Sunday, 16 October 2016

Apple Coffee Cake




























October break is here, and with it, a blog post for the first time in a while cause, you know, life.

In the USA, October break means nothing. There, children are pushed out of public schools for three months of summer to wreak havoc, then once they have finally forgotten everything their teachers laboured to insert into their resistant craniums, they are locked back inside the institution's doors for the remainder of the year (apart from two weeks at Christmas and a week in spring). Meanwhile, here in Britain one must always check one's calendar to see if school is on that day, for the schools don't open their doors for such significant cultural events as the following:

Christmas
Easter
Autumn*
February*
and...the ever significant, can't ever miss it:
Bank holiday

I say bank holiday, singular, but it feels like there are dozens of the bastards, usually falling on Mondays, which usually have no great significance other than to say "feck it, let's have a day off, just to mess with the parents looking forward to Monday, shall we?"

The consequence of this schedule is that you'll be rolling along, enjoying your little school routine of drop-offs, pick-ups, working when they are at school, when all of a sudden the school refuses to take them for a day, a week, or, if you're really lucky, the school announces that technically the inner walls aren't attached to the outer walls and the roof isn't technically attached to the walls either so they have to close indefinitely.

I really, really hate it when they do that last one, by the way.

So here we are, celebrating autumn.
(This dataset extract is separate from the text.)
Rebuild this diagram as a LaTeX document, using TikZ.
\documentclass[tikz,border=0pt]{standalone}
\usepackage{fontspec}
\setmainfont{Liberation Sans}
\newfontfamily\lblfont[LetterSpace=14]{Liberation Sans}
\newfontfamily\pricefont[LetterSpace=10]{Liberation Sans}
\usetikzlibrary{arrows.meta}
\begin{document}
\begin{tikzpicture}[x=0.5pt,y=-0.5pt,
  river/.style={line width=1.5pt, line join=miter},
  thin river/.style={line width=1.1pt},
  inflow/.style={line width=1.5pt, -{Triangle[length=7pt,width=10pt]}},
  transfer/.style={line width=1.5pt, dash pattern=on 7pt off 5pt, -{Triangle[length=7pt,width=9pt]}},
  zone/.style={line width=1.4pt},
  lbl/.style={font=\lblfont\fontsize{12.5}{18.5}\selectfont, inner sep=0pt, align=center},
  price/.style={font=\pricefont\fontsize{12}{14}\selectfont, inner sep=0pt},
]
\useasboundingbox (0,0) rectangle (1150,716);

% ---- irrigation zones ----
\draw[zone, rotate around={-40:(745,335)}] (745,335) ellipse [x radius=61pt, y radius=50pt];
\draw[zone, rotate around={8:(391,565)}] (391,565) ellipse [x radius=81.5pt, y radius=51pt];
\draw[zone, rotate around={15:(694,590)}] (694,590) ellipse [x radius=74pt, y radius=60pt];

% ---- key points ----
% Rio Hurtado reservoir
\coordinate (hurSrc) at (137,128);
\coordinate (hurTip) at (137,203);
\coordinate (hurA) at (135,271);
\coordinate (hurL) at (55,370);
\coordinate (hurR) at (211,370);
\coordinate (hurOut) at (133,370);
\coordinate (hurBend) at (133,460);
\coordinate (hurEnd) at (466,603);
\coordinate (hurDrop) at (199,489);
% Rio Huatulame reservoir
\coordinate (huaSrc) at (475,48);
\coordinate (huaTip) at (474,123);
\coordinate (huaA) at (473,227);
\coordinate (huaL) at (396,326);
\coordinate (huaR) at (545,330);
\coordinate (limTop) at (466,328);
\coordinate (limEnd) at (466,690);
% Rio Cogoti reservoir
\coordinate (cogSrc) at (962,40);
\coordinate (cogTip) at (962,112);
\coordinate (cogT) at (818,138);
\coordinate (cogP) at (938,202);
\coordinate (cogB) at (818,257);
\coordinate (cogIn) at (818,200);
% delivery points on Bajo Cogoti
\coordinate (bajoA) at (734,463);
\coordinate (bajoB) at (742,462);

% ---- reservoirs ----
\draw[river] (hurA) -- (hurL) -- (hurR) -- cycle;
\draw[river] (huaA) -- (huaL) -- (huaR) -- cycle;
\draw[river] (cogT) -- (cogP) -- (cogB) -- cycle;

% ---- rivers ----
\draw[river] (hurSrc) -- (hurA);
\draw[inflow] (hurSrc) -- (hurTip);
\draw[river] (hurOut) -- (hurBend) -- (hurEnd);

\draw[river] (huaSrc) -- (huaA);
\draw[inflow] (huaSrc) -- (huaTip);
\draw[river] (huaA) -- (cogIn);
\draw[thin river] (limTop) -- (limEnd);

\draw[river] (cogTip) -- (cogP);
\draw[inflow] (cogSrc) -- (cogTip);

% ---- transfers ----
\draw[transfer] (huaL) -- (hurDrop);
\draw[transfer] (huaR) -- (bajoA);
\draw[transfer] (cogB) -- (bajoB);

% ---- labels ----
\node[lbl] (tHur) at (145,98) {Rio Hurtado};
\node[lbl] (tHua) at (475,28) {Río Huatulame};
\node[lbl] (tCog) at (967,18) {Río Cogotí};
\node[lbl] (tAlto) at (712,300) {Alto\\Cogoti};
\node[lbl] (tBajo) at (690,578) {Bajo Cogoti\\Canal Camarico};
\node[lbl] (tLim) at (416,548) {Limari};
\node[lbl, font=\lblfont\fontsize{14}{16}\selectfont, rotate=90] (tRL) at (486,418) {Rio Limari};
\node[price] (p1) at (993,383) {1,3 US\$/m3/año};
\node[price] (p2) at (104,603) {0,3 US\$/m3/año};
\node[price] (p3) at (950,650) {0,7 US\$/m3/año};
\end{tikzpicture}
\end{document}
And Autumn means apples, apples stolen in the black of night from the local angry farmer who came after us with his pitchfork.** They taste best poached, but a close second is to make apple coffee cake. At this point, Americans all say "oooh- coffee cake! and Brits all say "apple and coffee? In a cake? uh...<tentative bite> wow, I can't taste the coffee at all!" That's because it is a cake meant to be consumed with coffee, it doesn't actually contain any. I had been told it was a German thing to call it coffee cake, then I spoke to my German colleagues all chill about "coffee cake" and how it doesn't have any coffee in it and they stared in that special, direct, mean-what-they-say that their nation has perfected and said "no, we do not call that coffee cake in Germany" so I guess it's just another silly Americanism.


You know how a lot of the time I take photos of all the steps along the way? Screw that, here are some apples on some batter that I made. Incidentally, one of the great things about having kids is that first thing in the morning you can send them to the shops for ingredients.
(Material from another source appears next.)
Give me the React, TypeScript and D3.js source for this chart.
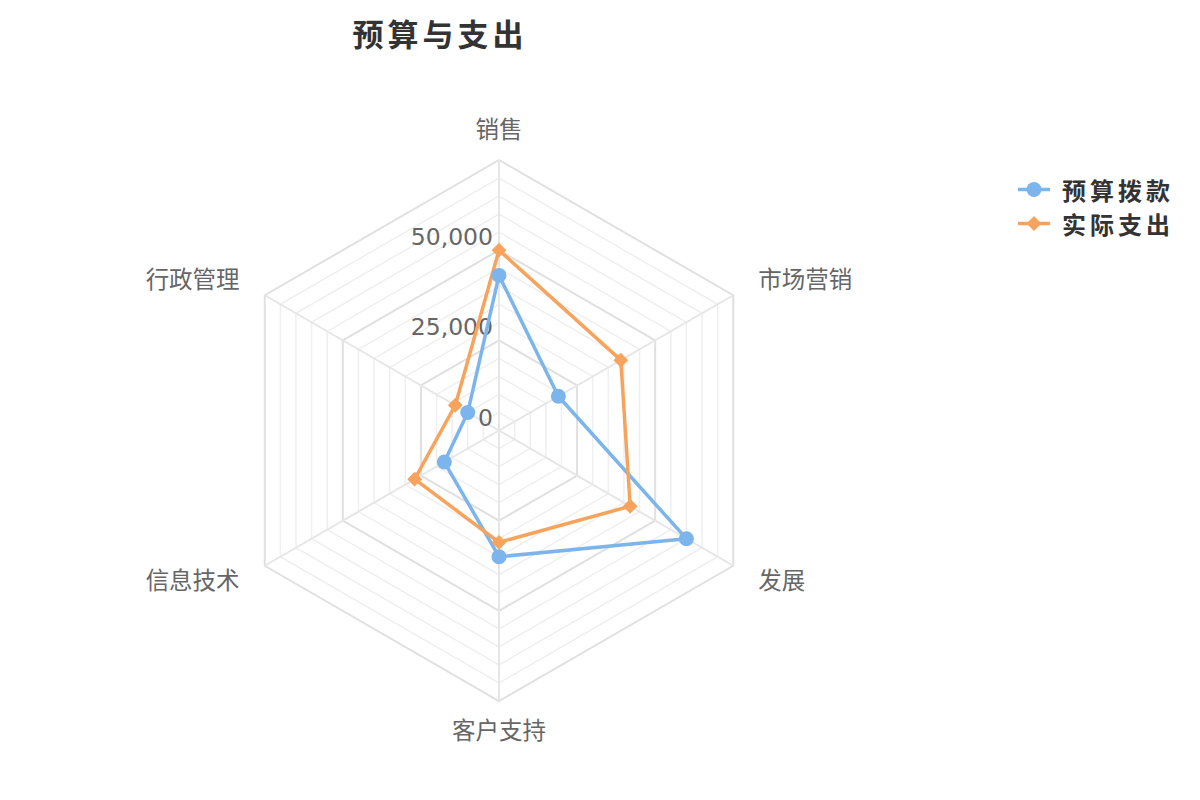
import React from "react";
import * as d3 from "d3";

const categories = ["销售", "市场营销", "发展", "客户支持", "信息技术", "行政管理"];
const budget = [43000, 19000, 60000, 35000, 17500, 10000];
const actual = [50000, 39000, 42000, 31000, 27000, 14000];
const seriesNames = ["预算拨款", "实际支出"];
const tickValues = [0, 25000, 50000];
const title = "预算与支出";

const W = 1200;
const H = 800;
const cx = 499;
const cy = 430.5;
const R = 270.5;
const maxV = 75000;
const colors = ["#7cb5ec", "#f7a35c"];
const FONT = "'Noto Sans CJK SC', 'DejaVu Sans', sans-serif";

export default function App() {
  const r = d3.scaleLinear().domain([0, maxV]).range([0, R]);
  const n = categories.length;
  const angle = d3.scaleLinear().domain([0, n]).range([0, 2 * Math.PI]);
  const pt = (i: number, v: number): [number, number] => {
    const a = angle(i);
    return [cx + r(v) * Math.sin(a), cy - r(v) * Math.cos(a)];
  };
  const ringVals = d3.range(5000, maxV + 1, 5000);
  const ringPath = (v: number) =>
    d3.line()(d3.range(n + 1).map((i) => pt(i % n, v))) as string;
  const seriesLine = (vals: number[]) =>
    d3.line()([...vals, vals[0]].map((v, i) => pt(i % n, v))) as string;

  const diamond = d3.symbol().type(d3.symbolDiamond2).size(140)();

  return (
    <svg width={W} height={H} style={{ position: "absolute", left: 0, top: 0, background: "#fff" }}>
      <text x={440} y={32} textAnchor="middle" dominantBaseline="central" fontFamily={FONT} fontWeight="bold" fontSize={31} letterSpacing={4} fill="#333">
        {title}
      </text>
      {ringVals.map((v) => (
        <path key={v} d={ringPath(v)} fill="none" stroke={v % 25000 === 0 ? "#e0e0e0" : "#efefef"} strokeWidth={v % 25000 === 0 ? 2 : 1.5} />
      ))}
      {categories.map((c, i) => {
        const [x, y] = pt(i, maxV);
        return <line key={c} x1={cx} y1={cy} x2={x} y2={y} stroke="#e6e6e6" strokeWidth={2} />;
      })}
      {categories.map((c, i) => {
        const a = angle(i);
        const x = cx + (R + 29) * Math.sin(a);
        const y = cy - (R + 30) * Math.cos(a) - 2;
        const s = Math.sin(a);
        const anchor = Math.abs(s) < 0.01 ? "middle" : s > 0 ? "start" : "end";
        return (
          <text key={c} x={x} y={y} textAnchor={anchor} dominantBaseline="central" fontFamily={FONT} fontSize={23.5} fill="#666">
            {c}
          </text>
        );
      })}
      {tickValues.map((v) => (
        <text key={v} x={cx - 6} y={cy - r(v) - 13} textAnchor="end" dominantBaseline="central" fontFamily="'DejaVu Sans', sans-serif" fontSize={23.5} fill="#666">
          {d3.format(",")(v)}
        </text>
      ))}
      <path d={seriesLine(budget)} fill="none" stroke={colors[0]} strokeWidth={3.5} strokeLinejoin="round" />
      <path d={seriesLine(actual)} fill="none" stroke={colors[1]} strokeWidth={3.5} strokeLinejoin="round" />
      {budget.map((v, i) => {
        const [x, y] = pt(i, v);
        return <circle key={"b" + i} cx={x} cy={y} r={7.5} fill={colors[0]} />;
      })}
      {actual.map((v, i) => {
        const [x, y] = pt(i, v);
        return <path key={"a" + i} d={diamond} transform={`translate(${x},${y})`} fill={colors[1]} />;
      })}
      {seriesNames.map((name, i) => {
        const y = 189.5 + i * 34;
        return (
          <g key={name}>
            <line x1={1018} x2={1050} y1={y} y2={y} stroke={colors[i]} strokeWidth={3.5} />
            {i === 0 ? (
              <circle cx={1034} cy={y} r={7.5} fill={colors[0]} />
            ) : (
              <path d={diamond} transform={`translate(1034,${y})`} fill={colors[1]} />
            )}
            <text x={1062} y={y} dominantBaseline="central" fontFamily={FONT} fontWeight="bold" fontSize={24} letterSpacing={4} fill="#333">
              {name}
            </text>
          </g>
        );
      })}
    </svg>
  );
}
Son, I couldn't have made this without you. 

I sliced the apples instead of roughly chopping them cause I felt fancy, but I didn't make them uniform, because I lack both the precision and the will to do that. 

This is the struesel topping I made in the food processor. I should have made more. Too much topping is always better than too little.


Here is the evidence that I should have made more - you can never have too much struesel on coffee cake.
unbaked


Baked. Yes, I know I missed a spot.

And here is the final, somewhat thin for coffee cake, product, right before I stuck it in the freezer with all of its attractive brothers and sisters (as well as the ugly brother who has the same mother and father but somehow lost out on the looks lottery) so that I can better transport the goods to a mystery location tomorrow. And so I didn't shove all the cake in my face immediately, because these guys are like Pringles. 

Soft cake base, gooey, tart apple middle, and crunchy top
So wish me luck over the next week as I try to master the fine details of financial reporting (INCLUDING the ever exciting group reports pro formas) while at the same time keeping three children fed, clothed, and entertained with all kinds of educational activities. 

HA HA HA HA!!

Please pass me the cake now.

I can't find a handy link for the recipe, so forgive me if I leave that typing for another day. Alternatively, open up a copy of Joy of Cooking and make their Sour Cream Coffee Cake with Apple topping, using yogurt instead of sour cream and Struesel I. 


*They don't shut for the entirety of Autumn of February, as that would be silly. Instead each time children are given a week off. Plus, usually, a random Monday added on just to mess with you. 

**the apples weren't actually stolen - my colleague has an apple tree and gifted them to me.